Erros como os que teriam tirado a vida de um recém-nascido no Hospital Centenário, em São Leopoldo, estão longe de ser casos isolados. Falhas de profissionais no cuidado de pacientes, equívocos na medicação, problemas nas cirurgias e infecções hospitalares levaram à morte 54,7 mil pessoas em instituições de saúde do país no ano passado, de acordo com o Anuário da Segurança Assistencial Hospitalar, do Instituto de Pesquisa Feluma da Faculdade Ciências Médicas de Minas Gerais e o Instituto de Estudos de Saúde Suplementar.
Ou seja: a cada hora, seis brasileiros morrem em razão de "eventos adversos graves" nos hospitais, número próximo ao de mortes violentas no país, que é de sete por hora. Dessas, 36,2 mil poderiam ter sido evitadas com a adoção de procedimentos adequados, mostra o levantamento.
— Esse número é altíssimo. Como procedimentos hospitalares são gerenciados por profissionais capacitados, há métodos e treinamentos que poderiam reduzir esse volume — afirma o médico Sérgio Ruffini, coordenador do projeto Qualis-RS de Acreditação e Segurança do Paciente da Federação dos Hospitais e Estabelecimentos de Saúde do Rio Grande do Sul (Fehosul).

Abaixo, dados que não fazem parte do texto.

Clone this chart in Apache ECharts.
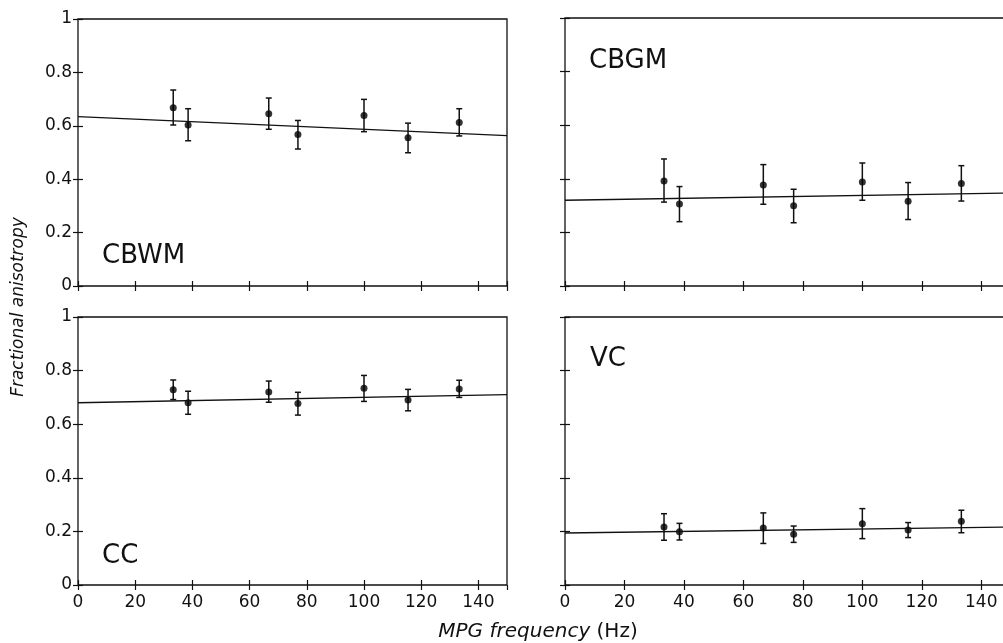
<!DOCTYPE html>
<html>
<head>
<meta charset="utf-8">
<script src="https://cdn.jsdelivr.net/npm/echarts@6/dist/echarts.min.js"></script>
<style>
  html, body { margin: 0; padding: 0; background: #fff; }
  #chart { width: 1003px; height: 643px; }
</style>
</head>
<body>
<div id="chart"></div>
<script>
// MPG frequencies (Hz), same for every panel
const freq = [33.3, 38.5, 66.7, 76.9, 100, 115.4, 133.3];
const fitX = [0, 150];

// CBWM
const cbwmMean = [0.668, 0.603, 0.645, 0.567, 0.639, 0.555, 0.612];
const cbwmHigh = [0.734, 0.664, 0.704, 0.620, 0.699, 0.610, 0.664];
const cbwmLow  = [0.603, 0.544, 0.587, 0.513, 0.578, 0.499, 0.562];
const cbwmFit  = [0.634, 0.563];

// CBGM
const cbgmMean = [0.392, 0.306, 0.377, 0.299, 0.388, 0.316, 0.382];
const cbgmHigh = [0.474, 0.371, 0.453, 0.361, 0.459, 0.386, 0.449];
const cbgmLow  = [0.313, 0.240, 0.305, 0.236, 0.320, 0.248, 0.317];
const cbgmFit  = [0.320, 0.347];

// CC
const ccMean = [0.729, 0.680, 0.720, 0.677, 0.734, 0.690, 0.731];
const ccHigh = [0.765, 0.723, 0.761, 0.719, 0.782, 0.730, 0.764];
const ccLow  = [0.692, 0.637, 0.682, 0.634, 0.685, 0.650, 0.700];
const ccFit  = [0.680, 0.710];

// VC
const vcMean = [0.216, 0.199, 0.213, 0.189, 0.229, 0.205, 0.238];
const vcHigh = [0.266, 0.230, 0.269, 0.220, 0.285, 0.233, 0.279];
const vcLow  = [0.167, 0.168, 0.155, 0.159, 0.173, 0.177, 0.195];
const vcFit  = [0.194, 0.216];

const panelNames = ['CBWM', 'CBGM', 'CC', 'VC'];

const FONT = 'DejaVu Sans';
const INK = '#111';

// panel boxes in pixels, order: CBWM, CBGM, CC, VC (right column runs off the page)
const boxes = [
    {left: 78,  top: 19,  width: 429, height: 267, xLabels: false, yLabels: true},
    {left: 565, top: 18,  width: 446, height: 268, xLabels: false, yLabels: false},
    {left: 78,  top: 317, width: 429, height: 268, xLabels: true,  yLabels: true},
    {left: 565, top: 317, width: 446, height: 268, xLabels: true,  yLabels: false}
];
const labelPos = [[102, 255], [589, 60], [102, 555], [590, 358]];

const panels = [
    {mean: cbwmMean, high: cbwmHigh, low: cbwmLow, fit: cbwmFit},
    {mean: cbgmMean, high: cbgmHigh, low: cbgmLow, fit: cbgmFit},
    {mean: ccMean, high: ccHigh, low: ccLow, fit: ccFit},
    {mean: vcMean, high: vcHigh, low: vcLow, fit: vcFit}
];

function errorBar(params, api) {
    let x = api.value(0);
    let lo = api.coord([x, api.value(1)]);
    let hi = api.coord([x, api.value(2)]);
    let w = 3;
    let style = {stroke: INK, lineWidth: 1.5};
    return {
        type: 'group',
        children: [
            {type: 'line', shape: {x1: lo[0], y1: lo[1], x2: hi[0], y2: hi[1]}, style: style},
            {type: 'line', shape: {x1: hi[0] - w, y1: hi[1], x2: hi[0] + w, y2: hi[1]}, style: style},
            {type: 'line', shape: {x1: lo[0] - w, y1: lo[1], x2: lo[0] + w, y2: lo[1]}, style: style}
        ]
    };
}

let grids = [], xAxes = [], yAxes = [], series = [], graphics = [];

boxes.forEach(function(b, i){
    grids.push({
        left: b.left, top: b.top, width: b.width, height: b.height,
        outerBoundsMode: 'none', containLabel: false,
        show: true, borderColor: INK, borderWidth: 1.3, backgroundColor: 'transparent'
    });
    let tick = {show: true, inside: true, length: 5, lineStyle: {color: INK, width: 1.2}};
    let xBase = {
        type: 'value', gridIndex: i, min: 0, max: 150, interval: 20,
        axisLine: {show: false}, splitLine: {show: false}, axisTick: tick
    };
    xAxes.push(Object.assign({}, xBase, {
        position: 'bottom',
        axisLabel: {show: b.xLabels, showMaxLabel: false, margin: 9,
                    fontFamily: FONT, fontSize: 17, color: INK}
    }));
    xAxes.push(Object.assign({}, xBase, {position: 'top', axisLabel: {show: false}}));
    let yBase = {
        type: 'value', gridIndex: i, min: 0, max: 1, interval: 0.2,
        axisLine: {show: false}, splitLine: {show: false}, axisTick: tick
    };
    yAxes.push(Object.assign({}, yBase, {
        position: 'left',
        axisLabel: {show: b.yLabels, margin: 6, fontFamily: FONT, fontSize: 17, color: INK}
    }));
    yAxes.push(Object.assign({}, yBase, {position: 'right', axisLabel: {show: false}}));

    let p = panels[i];
    series.push({
        type: 'line', xAxisIndex: 2 * i, yAxisIndex: 2 * i,
        data: fitX.map((x, j) => [x, p.fit[j]]),
        symbol: 'none', silent: true, clip: false,
        lineStyle: {color: INK, width: 1.3}
    });
    series.push({
        type: 'custom', xAxisIndex: 2 * i, yAxisIndex: 2 * i,
        renderItem: errorBar,
        data: freq.map((f, j) => [f, p.low[j], p.high[j]]),
        encode: {x: 0, y: [1, 2]}, silent: true
    });
    series.push({
        type: 'scatter', xAxisIndex: 2 * i, yAxisIndex: 2 * i,
        data: freq.map((f, j) => [f, p.mean[j]]),
        symbol: 'circle', symbolSize: 7, silent: true,
        itemStyle: {color: '#000'}
    });

    graphics.push({
        type: 'text', left: labelPos[i][0], top: labelPos[i][1] - 12,
        style: {text: panelNames[i], fontFamily: FONT, fontSize: 26, fill: INK}
    });
});

graphics.push({
    type: 'text', x: 538, y: 632,
    style: {
        text: '{i|MPG frequency} (Hz)',
        rich: {i: {fontStyle: 'italic', fontFamily: FONT, fontSize: 20, fill: INK}},
        fontFamily: FONT, fontSize: 20, fill: INK,
        align: 'center', verticalAlign: 'middle'
    }
});
graphics.push({
    type: 'text', x: 19, y: 307, rotation: Math.PI / 2,
    style: {
        text: 'Fractional anisotropy', fontStyle: 'italic',
        fontFamily: FONT, fontSize: 17, fill: INK,
        align: 'center', verticalAlign: 'middle'
    }
});

let chart = echarts.init(document.getElementById('chart'));
chart.setOption({
    animation: false,
    backgroundColor: '#fff',
    grid: grids,
    xAxis: xAxes,
    yAxis: yAxes,
    series: series,
    graphic: graphics
});
</script>
</body>
</html>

Entre os eventos fatais com maior frequência, estão infecção generalizada, troca de medicamentos, falhas nas cirurgias, lesões causadas por pressão do local do ferimento e complicações na injeção de alimentos e remédios.
Especificamente em relação aos acessos, Ruffini explica que a adoção de protocolos internacionais de segurança podem reduzir em 90% os riscos de erro. São procedimentos simples, mas vitais: confirmar nome do paciente, medicamento, dosagem e via de acesso, por exemplo. Há também recomendações para diferenciar as cores de mangueiras e o formato das bitolas para sondas de alimentação e acesso de medicamentos, justamente para para evitar que a falta de atenção leve à injeção da substância errada.
Alguns procedimentos são obrigatórios, estabelecidos pelo Ministério da Saúde, mas outros dependem da iniciativa de cada hospital, como adesão a programas internacionais de acreditação. E alguns hospitais são mais atrasados do que os outros na adoção dessas práticas.
— Geralmente, um erro no acesso é resultado de uma série de falhas, que podem ser equipamentos inadequados, excesso de pacientes por profissional, falta de treinamento ou falha na comunicação — explica o enfermeiro Daniel Menezes de Souza, presidente do Conselho Regional de Enfermagem no Estado (Coren-RS).
Falhas podem gerar indenização
De acordo com Souza, nos últimos três anos foram abertos 29 processos administrativos para avaliar a conduta de enfermeiros, técnicos e auxiliares de enfermagem no Coren-RS. Como muitos ainda estão em curso, não há estatística de quantos levaram à advertência, censura pública, suspensão temporária ou cassação do registro profissional.
Falhas que levem um paciente à morte ou causem danos graves à sua integridade física podem, ainda, tornar hospitais e profissionais alvos da Justiça. Quem se sentir lesado em um atendimento, ou familiares de alguém que tenha morrido por erro de médico, enfermeiro ou auxiliar poderá pedir indenização por danos morais e materiais. O valor das ações oscila entre R$ 100 mil e R$ 200 mil, mas os processos costumam ser morosos, muitas vezes se estendendo até o Supremo Tribunal Federal (STF).
– Neste caso, vítima ou familiar devem levantar todas informações possíveis: exames, lista de medicamentos, cópia de prontuário médico e até laudo independente de um médico ou enfermeiro comprovando que houve equívoco – orienta Rafael Robba, advogado especializado em direito da Saúde do escritório Vilhena Silva Advogados, de São Paulo.